Americans still building in flood plains


Many vulnerable areas of the country are seeing significant residential and commercial development despite the long-term flood risks. Governing analyzed the latest U.S. Census Bureau survey data using a methodology from the New York University Furman Center to estimate the population living in FEMA-designated 100-year floodplains.

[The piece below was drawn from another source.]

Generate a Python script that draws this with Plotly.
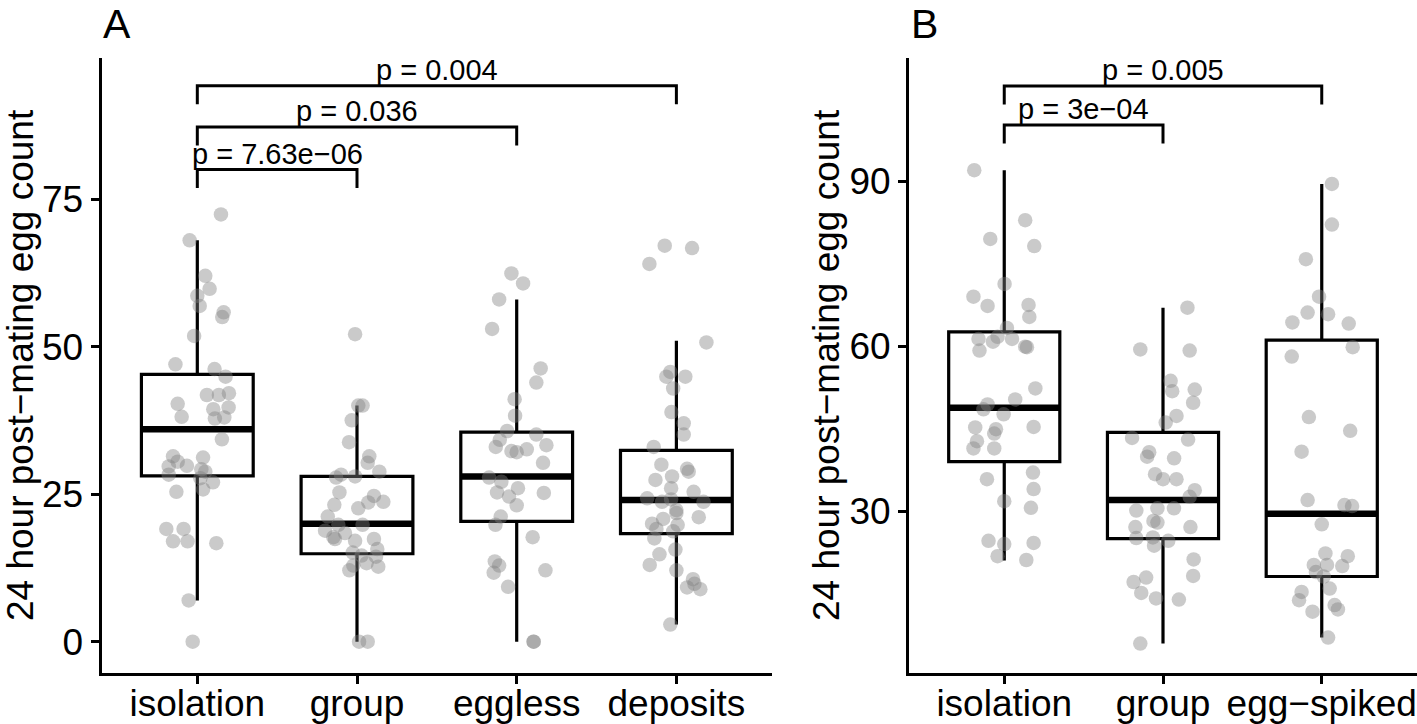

Nationally, the number of Americans living in these high-risk areas in 2016 climbed 14 percent compared to those living in the same neighborhoods in 2000. That’s actually faster than in areas outside of flood zones, where the population increased 13 percent. “The nation is spending billions every year to move people into flood-prone areas and keep people living in flood-prone areas,” says Rob Moore of the Natural Resources Defense Council. “We’ve gotten exactly what we paid for.”

Indeed, construction is permitted in Charleston and other floodplains across the country, provided it meets regulations mostly set by state and local governments. For its part, the federal government certainly doesn’t discourage development. Rules under the National Flood Insurance Program are limited and don’t account for sea-level rise. Additionally, the Trump administration has proposed rolling back some rules, which could pave the way for more development. It’s happening despite a slew of recent studies warning of greater risks than previously estimated resulting from sea-level rise in areas like those off the South Carolina coast.

1 comment:

Anonymous said...

It really surprises me that the insurance industry hasn't lobbied congress to make FEMA offer people equity swaps on their floodplain homes to get people out of those areas, and end development on floodplains. The insurance industry lobby is one of the groups that congress actually listens to, and the insurance industry faces lots of payouts over these floods.